*** PROVIDED MATERIAL

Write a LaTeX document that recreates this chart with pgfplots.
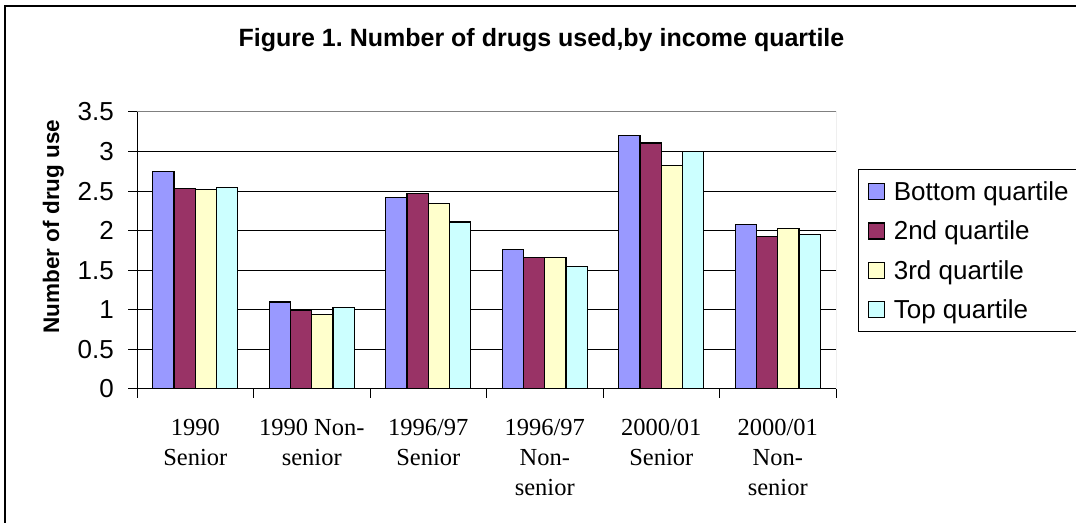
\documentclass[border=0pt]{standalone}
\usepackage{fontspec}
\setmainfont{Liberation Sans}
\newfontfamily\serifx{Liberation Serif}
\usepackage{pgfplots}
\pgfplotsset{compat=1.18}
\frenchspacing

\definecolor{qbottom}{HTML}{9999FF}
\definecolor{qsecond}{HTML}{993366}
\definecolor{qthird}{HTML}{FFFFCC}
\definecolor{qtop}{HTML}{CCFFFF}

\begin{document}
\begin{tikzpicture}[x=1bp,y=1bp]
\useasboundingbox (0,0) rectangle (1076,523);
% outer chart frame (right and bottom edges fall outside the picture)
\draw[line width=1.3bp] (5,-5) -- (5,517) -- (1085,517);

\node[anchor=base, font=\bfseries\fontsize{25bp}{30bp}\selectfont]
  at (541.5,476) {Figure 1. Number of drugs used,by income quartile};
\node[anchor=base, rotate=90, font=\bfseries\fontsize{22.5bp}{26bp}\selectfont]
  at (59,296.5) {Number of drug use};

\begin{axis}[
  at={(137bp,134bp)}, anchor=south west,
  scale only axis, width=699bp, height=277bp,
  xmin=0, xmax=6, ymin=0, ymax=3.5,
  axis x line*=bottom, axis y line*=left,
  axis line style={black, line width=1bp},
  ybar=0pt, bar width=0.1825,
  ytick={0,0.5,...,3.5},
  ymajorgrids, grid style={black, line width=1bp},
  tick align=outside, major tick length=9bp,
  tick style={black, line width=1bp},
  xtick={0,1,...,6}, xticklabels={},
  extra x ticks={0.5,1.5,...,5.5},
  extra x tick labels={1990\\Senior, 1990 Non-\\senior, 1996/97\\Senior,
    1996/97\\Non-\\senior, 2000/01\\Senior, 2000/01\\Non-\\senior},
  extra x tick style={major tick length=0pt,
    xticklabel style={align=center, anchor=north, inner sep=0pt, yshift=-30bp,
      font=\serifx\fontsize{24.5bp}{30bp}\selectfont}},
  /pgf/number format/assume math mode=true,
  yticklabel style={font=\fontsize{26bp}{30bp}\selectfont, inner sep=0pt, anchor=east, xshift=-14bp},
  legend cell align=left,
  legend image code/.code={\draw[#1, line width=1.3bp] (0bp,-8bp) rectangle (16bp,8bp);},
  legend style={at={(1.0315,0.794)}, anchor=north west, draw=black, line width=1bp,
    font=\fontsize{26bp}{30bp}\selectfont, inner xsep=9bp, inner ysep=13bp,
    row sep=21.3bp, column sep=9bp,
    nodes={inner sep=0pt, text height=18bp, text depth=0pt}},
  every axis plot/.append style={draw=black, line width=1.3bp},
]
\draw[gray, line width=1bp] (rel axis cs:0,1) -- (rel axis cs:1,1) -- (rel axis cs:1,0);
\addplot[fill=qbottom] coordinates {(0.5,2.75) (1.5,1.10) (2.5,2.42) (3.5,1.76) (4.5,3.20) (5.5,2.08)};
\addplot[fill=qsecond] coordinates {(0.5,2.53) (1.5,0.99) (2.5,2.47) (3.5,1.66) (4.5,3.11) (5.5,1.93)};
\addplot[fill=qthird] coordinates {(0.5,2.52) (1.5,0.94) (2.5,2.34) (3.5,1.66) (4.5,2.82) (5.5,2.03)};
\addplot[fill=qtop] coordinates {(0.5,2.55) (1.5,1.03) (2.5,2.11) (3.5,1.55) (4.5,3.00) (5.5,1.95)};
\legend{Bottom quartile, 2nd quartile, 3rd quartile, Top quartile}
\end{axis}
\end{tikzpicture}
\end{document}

******

▸ **GOAL**: Copy out the data above exactly, except the pictures.

▸ **SOLUTION TO THIS EXERCISE**:
Write a LaTeX document that recreates this chart with pgfplots.
\documentclass[border=0pt]{standalone}
\usepackage{fontspec}
\setmainfont{Liberation Sans}
\newfontfamily\serifx{Liberation Serif}
\usepackage{pgfplots}
\pgfplotsset{compat=1.18}
\frenchspacing

\definecolor{qbottom}{HTML}{9999FF}
\definecolor{qsecond}{HTML}{993366}
\definecolor{qthird}{HTML}{FFFFCC}
\definecolor{qtop}{HTML}{CCFFFF}

\begin{document}
\begin{tikzpicture}[x=1bp,y=1bp]
\useasboundingbox (0,0) rectangle (1076,523);
% outer chart frame (right and bottom edges fall outside the picture)
\draw[line width=1.3bp] (5,-5) -- (5,517) -- (1085,517);

\node[anchor=base, font=\bfseries\fontsize{25bp}{30bp}\selectfont]
  at (541.5,476) {Figure 1. Number of drugs used,by income quartile};
\node[anchor=base, rotate=90, font=\bfseries\fontsize{22.5bp}{26bp}\selectfont]
  at (59,296.5) {Number of drug use};

\begin{axis}[
  at={(137bp,134bp)}, anchor=south west,
  scale only axis, width=699bp, height=277bp,
  xmin=0, xmax=6, ymin=0, ymax=3.5,
  axis x line*=bottom, axis y line*=left,
  axis line style={black, line width=1bp},
  ybar=0pt, bar width=0.1825,
  ytick={0,0.5,...,3.5},
  ymajorgrids, grid style={black, line width=1bp},
  tick align=outside, major tick length=9bp,
  tick style={black, line width=1bp},
  xtick={0,1,...,6}, xticklabels={},
  extra x ticks={0.5,1.5,...,5.5},
  extra x tick labels={1990\\Senior, 1990 Non-\\senior, 1996/97\\Senior,
    1996/97\\Non-\\senior, 2000/01\\Senior, 2000/01\\Non-\\senior},
  extra x tick style={major tick length=0pt,
    xticklabel style={align=center, anchor=north, inner sep=0pt, yshift=-30bp,
      font=\serifx\fontsize{24.5bp}{30bp}\selectfont}},
  /pgf/number format/assume math mode=true,
  yticklabel style={font=\fontsize{26bp}{30bp}\selectfont, inner sep=0pt, anchor=east, xshift=-14bp},
  legend cell align=left,
  legend image code/.code={\draw[#1, line width=1.3bp] (0bp,-8bp) rectangle (16bp,8bp);},
  legend style={at={(1.0315,0.794)}, anchor=north west, draw=black, line width=1bp,
    font=\fontsize{26bp}{30bp}\selectfont, inner xsep=9bp, inner ysep=13bp,
    row sep=21.3bp, column sep=9bp,
    nodes={inner sep=0pt, text height=18bp, text depth=0pt}},
  every axis plot/.append style={draw=black, line width=1.3bp},
]
\draw[gray, line width=1bp] (rel axis cs:0,1) -- (rel axis cs:1,1) -- (rel axis cs:1,0);
\addplot[fill=qbottom] coordinates {(0.5,2.75) (1.5,1.10) (2.5,2.42) (3.5,1.76) (4.5,3.20) (5.5,2.08)};
\addplot[fill=qsecond] coordinates {(0.5,2.53) (1.5,0.99) (2.5,2.47) (3.5,1.66) (4.5,3.11) (5.5,1.93)};
\addplot[fill=qthird] coordinates {(0.5,2.52) (1.5,0.94) (2.5,2.34) (3.5,1.66) (4.5,2.82) (5.5,2.03)};
\addplot[fill=qtop] coordinates {(0.5,2.55) (1.5,1.03) (2.5,2.11) (3.5,1.55) (4.5,3.00) (5.5,1.95)};
\legend{Bottom quartile, 2nd quartile, 3rd quartile, Top quartile}
\end{axis}
\end{tikzpicture}
\end{document}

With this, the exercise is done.